Conclui-se, então, que a fusão do grupo Kroton à Universidade Estácio de Sá ainda gerará bastante discussão, tanto no âmbito econômico quanto no ramo educacional, uma vez que aprovada pelo CADE sem nenhuma condição imposta pelo mesmo, acabaria resultando numa gigante da educação com mais de 1,6 milhões de alunos e abarcando uma fatia considerada ilegal de acordo com a legislação brasileira. Como supracitado, é provável que o CADE rejeite a fusão ou apresente uma contraproposta, a qual o grupo Kroton teria que se desfazer de alguma de suas unidades de ensino presenciais para que não exceda o limite estipulado pela lei vigente no Brasil.

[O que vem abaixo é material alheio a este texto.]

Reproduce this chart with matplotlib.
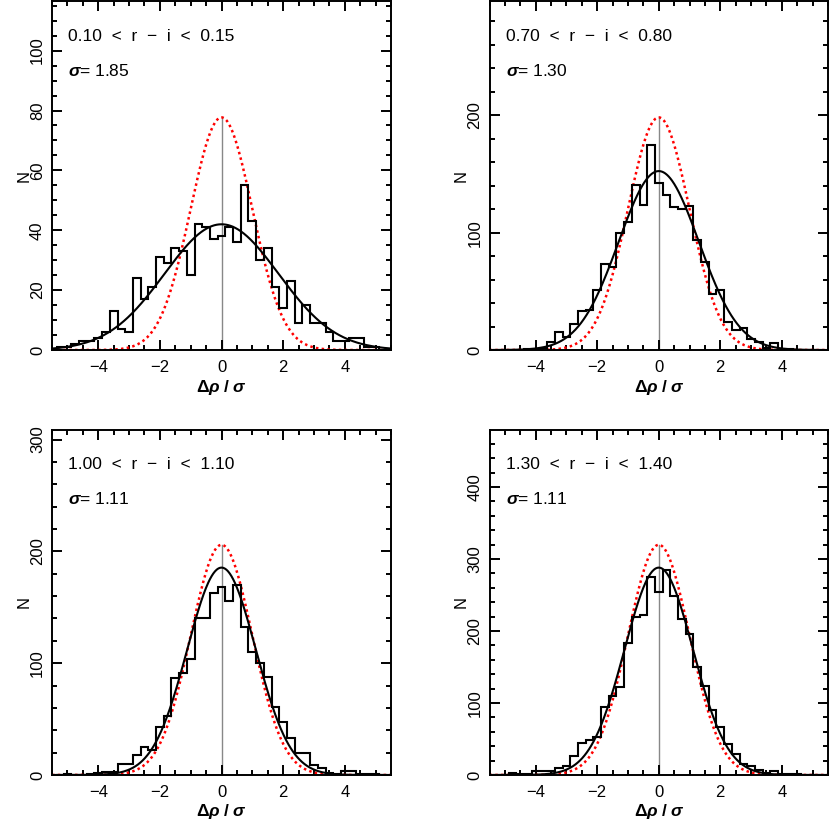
import matplotlib.pyplot as plt
import numpy as np
from matplotlib.ticker import MultipleLocator

plt.rcParams['font.family'] = ['Liberation Sans', 'DejaVu Sans']
plt.rcParams['mathtext.fontset'] = 'custom'
plt.rcParams['mathtext.rm'] = 'Liberation Sans:bold'
plt.rcParams['mathtext.it'] = 'Liberation Sans:italic:bold'
plt.rcParams['mathtext.bf'] = 'Liberation Sans:bold'

# histogram bins of width 0.25, centred from -5.25 to 5.25
bin_centers = np.arange(-5.25, 5.26, 0.25)

counts_1 = [1, 1, 2, 3, 3, 4, 6, 13, 7, 6, 24, 17, 21, 31, 29, 34, 33, 25, 42, 41, 37,
            38, 41, 36, 55, 43, 30, 34, 21, 14, 23, 9, 15, 9, 9, 6, 3, 3, 4, 4, 1, 1, 0]
counts_2 = [0, 0, 0, 0, 1, 1, 2, 7, 15, 11, 22, 33, 34, 51, 73, 71, 100, 109, 141, 124, 175,
            142, 132, 122, 120, 123, 94, 75, 48, 51, 24, 17, 19, 9, 7, 2, 6, 1, 1, 0, 0, 0, 0]
counts_3 = [0, 1, 0, 0, 1, 2, 3, 3, 10, 10, 18, 25, 22, 43, 53, 87, 91, 104, 140, 140, 163,
            168, 156, 170, 132, 110, 100, 88, 61, 47, 33, 20, 20, 9, 6, 2, 1, 4, 4, 1, 1, 1, 0]
counts_4 = [0, 0, 3, 1, 2, 5, 5, 6, 10, 12, 26, 44, 49, 53, 95, 110, 122, 183, 219, 222, 275,
            254, 285, 248, 216, 196, 150, 124, 90, 67, 43, 29, 15, 12, 7, 3, 6, 1, 1, 1, 0, 0, 0]

# fitted gaussian: peak height and width (sigma)
fit_peaks = [42.0, 152.5, 185.5, 288.0]
fit_sigmas = [1.85, 1.30, 1.11, 1.11]

color_labels = ['0.10  <  r  \u2212  i  <  0.15', '0.70  <  r  \u2212  i  <  0.80',
                '1.00  <  r  \u2212  i  <  1.10', '1.30  <  r  \u2212  i  <  1.40']
y_major = [20, 100, 100, 100]
y_minor = [5, 20, 20, 20]

all_counts = [counts_1, counts_2, counts_3, counts_4]

fig = plt.figure(figsize=(8.3, 8.24), dpi=100)
positions = [
    [0.0627, 0.5752, 0.4084, 0.4235],
    [0.5898, 0.5752, 0.4078, 0.4235],
    [0.0627, 0.0595, 0.4084, 0.4190],
    [0.5898, 0.0595, 0.4078, 0.4190],
]

edges = np.append(bin_centers - 0.125, bin_centers[-1] + 0.125)
xx = np.linspace(-5.5, 5.5, 600)

for i in range(4):
    ax = fig.add_axes(positions[i])
    peak = fit_peaks[i]
    sig = fit_sigmas[i]
    red_peak = peak * sig  # same area, unit width
    ymax = 1.5 * red_peak

    ax.stairs(all_counts[i], edges, color='black', linewidth=1.5, baseline=None, zorder=3)
    ax.plot(xx, peak * np.exp(-xx**2 / (2 * sig**2)), color='black', linewidth=1.5, zorder=4)
    ax.plot(xx, red_peak * np.exp(-xx**2 / 2), color='red', linewidth=1.8,
            linestyle=(0, (1, 1.3)), zorder=2)
    ax.plot([0, 0], [0, red_peak], color='#888888', linewidth=1.0, zorder=1)

    ax.set_xlim(-5.5, 5.5)
    ax.set_ylim(0, ymax)
    ax.xaxis.set_major_locator(MultipleLocator(2))
    ax.xaxis.set_minor_locator(MultipleLocator(0.5))
    ax.yaxis.set_major_locator(MultipleLocator(y_major[i]))
    ax.yaxis.set_minor_locator(MultipleLocator(y_minor[i]))
    ax.tick_params(which='both', direction='in', top=True, right=True, width=1.4)
    ax.tick_params(which='major', length=7.5)
    ax.tick_params(which='minor', length=3.8)
    ax.tick_params(axis='x', which='major', pad=7, labelsize=12)
    ax.tick_params(axis='y', which='major', pad=5, labelsize=12, labelrotation=90)
    for lab in ax.get_yticklabels():
        lab.set_va('center')
    for sp in ax.spines.values():
        sp.set_linewidth(1.4)

    ax.set_xlabel(r'$\Delta\rho\;/\;\sigma$', fontsize=12.5, labelpad=2)
    ax.set_ylabel('N', fontsize=12, labelpad=-1)

    ax.text(0.048, 0.899, color_labels[i], transform=ax.transAxes, fontsize=12.5,
            ha='left', va='center')
    ax.text(0.048, 0.799, r'$\sigma$= ' + '%.2f' % sig, transform=ax.transAxes,
            fontsize=12.5, ha='left', va='center')

plt.savefig('out.png', dpi=100, facecolor='white')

O presente estudo foi de suma importância, pois tal fusão influenciará na educação de muitos brasileiros, principalmente os de classes menos favorecidas que se vale de financiamento estudantil, como exemplo: Fies. Tal influencia se dará tanto em termos econômicos quanto em termos qualitativos de ensino, pois há a possibilidade de que, controlando a maior parcela de mercado, o grupo perca o foco na qualidade de ensino presencial e foque em um ensino mediano através da modalidade à distância.